-------- INFORMATION SHOWN --------
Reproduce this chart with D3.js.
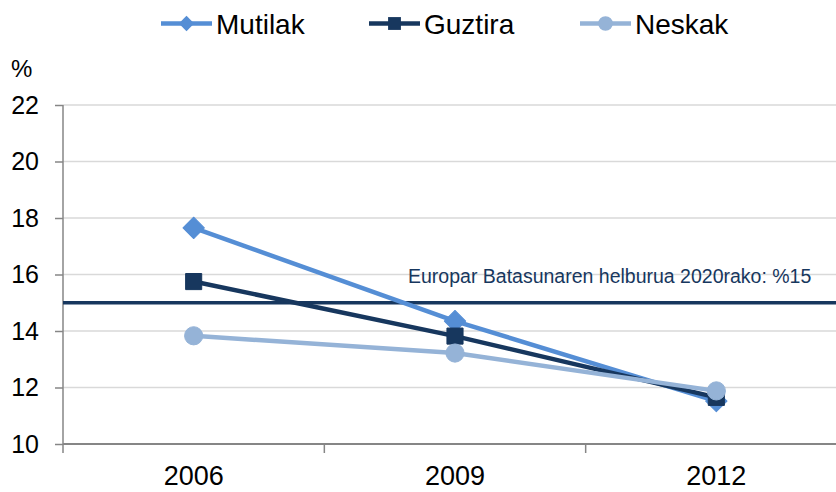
<!DOCTYPE html>
<html>
<head>
<meta charset="utf-8">
<script src="https://cdn.jsdelivr.net/npm/d3@7"></script>
<style>
  body { margin: 0; background: #fff; }
  text { font-family: "Liberation Sans", Arial, sans-serif; }
</style>
</head>
<body>
<div class="container"></div>
<script>
const width = 836;
const height = 492;

const years = ["2006", "2009", "2012"];
const mutilak = [17.65, 14.35, 11.52];
const guztira = [15.75, 13.82, 11.65];
const neskak = [13.83, 13.22, 11.88];
const yTicks = [10, 12, 14, 16, 18, 20, 22];
const target = 15;
const targetLabel = "Europar Batasunaren helburua 2020rako: %15";

const series = [
    { name: "Mutilak", values: mutilak, color: "#558ed5", shape: "diamond" },
    { name: "Guztira", values: guztira, color: "#17375e", shape: "square" },
    { name: "Neskak", values: neskak, color: "#95b3d7", shape: "circle" }
];

const svg = d3.select(".container")
    .append("svg")
    .attr("width", width)
    .attr("height", height);

const x = d3.scaleBand()
    .domain(years)
    .range([63, 847]);

const y = d3.scaleLinear()
    .domain([10, 22])
    .range([444, 105]);

// gridlines
svg.append("g")
    .selectAll("line")
    .data(yTicks.filter(d => d > 10))
    .enter()
    .append("line")
    .attr("x1", 63)
    .attr("x2", width)
    .attr("y1", d => y(d))
    .attr("y2", d => y(d))
    .attr("stroke", "#d9d9d9")
    .attr("stroke-width", 1.5);

// y axis
const yAxis = svg.append("g")
    .attr("transform", "translate(63,0)")
    .call(d3.axisLeft(y).tickValues(yTicks).tickSize(8).tickPadding(16));
yAxis.select(".domain").remove();
yAxis.selectAll(".tick line").attr("stroke", "#868686").attr("stroke-width", 1.5);
yAxis.selectAll(".tick text")
    .attr("font-size", 25)
    .attr("fill", "#000")
    .attr("font-family", "Liberation Sans, Arial, sans-serif");
svg.append("line")
    .attr("x1", 63).attr("x2", 63)
    .attr("y1", 105).attr("y2", 453)
    .attr("stroke", "#868686")
    .attr("stroke-width", 1.5);

// x axis
svg.append("line")
    .attr("x1", 63).attr("x2", width)
    .attr("y1", 444).attr("y2", 444)
    .attr("stroke", "#868686")
    .attr("stroke-width", 2);
svg.append("g")
    .selectAll("line")
    .data(years.slice(1))
    .enter()
    .append("line")
    .attr("x1", d => x(d))
    .attr("x2", d => x(d))
    .attr("y1", 444)
    .attr("y2", 453)
    .attr("stroke", "#868686")
    .attr("stroke-width", 1.5);
svg.append("g")
    .selectAll("text")
    .data(years)
    .enter()
    .append("text")
    .attr("x", d => x(d) + x.bandwidth() / 2)
    .attr("y", 485)
    .attr("text-anchor", "middle")
    .attr("font-size", 27)
    .text(d => d);

svg.append("text")
    .attr("x", 11)
    .attr("y", 77)
    .attr("font-size", 24)
    .text("%");

// target line
svg.append("line")
    .attr("x1", 63).attr("x2", width)
    .attr("y1", y(target)).attr("y2", y(target))
    .attr("stroke", "#17375e")
    .attr("stroke-width", 3.5);
svg.append("text")
    .attr("x", 408)
    .attr("y", 283)
    .attr("font-size", 19.5)
    .attr("fill", "#17375e")
    .text(targetLabel);

const symbols = {
    diamond: d3.symbol().type(d3.symbolSquare2).size(290),
    square: d3.symbol().type(d3.symbolSquare2).size(330),
    circle: d3.symbol().type(d3.symbolCircle).size(260)
};

const line = d3.line()
    .x((d, i) => x(years[i]) + x.bandwidth() / 2)
    .y(d => y(d));

series.forEach(s => {
    const g = svg.append("g");
    g.append("path")
        .attr("d", line(s.values))
        .attr("fill", "none")
        .attr("stroke", s.color)
        .attr("stroke-width", 4.5)
        .attr("stroke-linejoin", "round");
    g.selectAll("path.m")
        .data(s.values)
        .enter()
        .append("path")
        .attr("class", "m")
        .attr("transform", (d, i) => `translate(${x(years[i]) + x.bandwidth() / 2},${y(d)})` + (s.shape === "diamond" ? " rotate(45)" : ""))
        .attr("d", symbols[s.shape]())
        .attr("fill", s.color)
        .attr("stroke", s.color)
        .attr("stroke-width", 1)
        .attr("stroke-linejoin", s.shape === "diamond" ? "round" : "miter");
});

// legend
const legendX = [161, 369, 580];
const legendSize = { diamond: 150, square: 210, circle: 170 };
const legend = svg.append("g");
series.forEach((s, i) => {
    const lg = legend.append("g").attr("transform", `translate(${legendX[i]},23.5)`);
    lg.append("line")
        .attr("x1", 0).attr("x2", 51)
        .attr("stroke", s.color)
        .attr("stroke-width", 4.5);
    lg.append("path")
        .attr("transform", s.shape === "diamond" ? "translate(25.5,0) rotate(45)" : "translate(25.5,0)")
        .attr("d", d3.symbol().type(s.shape === "circle" ? d3.symbolCircle : d3.symbolSquare2).size(legendSize[s.shape])())
        .attr("fill", s.color);
    lg.append("text")
        .attr("x", 55)
        .attr("y", 10.5)
        .attr("font-size", 28)
        .text(s.name);
});
</script>
</body>
</html>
--------
▶ **PROBLEM TO WORK ON**
Repeat the listing above exactly from its first line to the line containing "const height = 492;", both included, and omit the pictures.

▶ **TASK RESULT**
Reproduce this chart with D3.js.
<!DOCTYPE html>
<html>
<head>
<meta charset="utf-8">
<script src="https://cdn.jsdelivr.net/npm/d3@7"></script>
<style>
  body { margin: 0; background: #fff; }
  text { font-family: "Liberation Sans", Arial, sans-serif; }
</style>
</head>
<body>
<div class="container"></div>
<script>
const width = 836;
const height = 492;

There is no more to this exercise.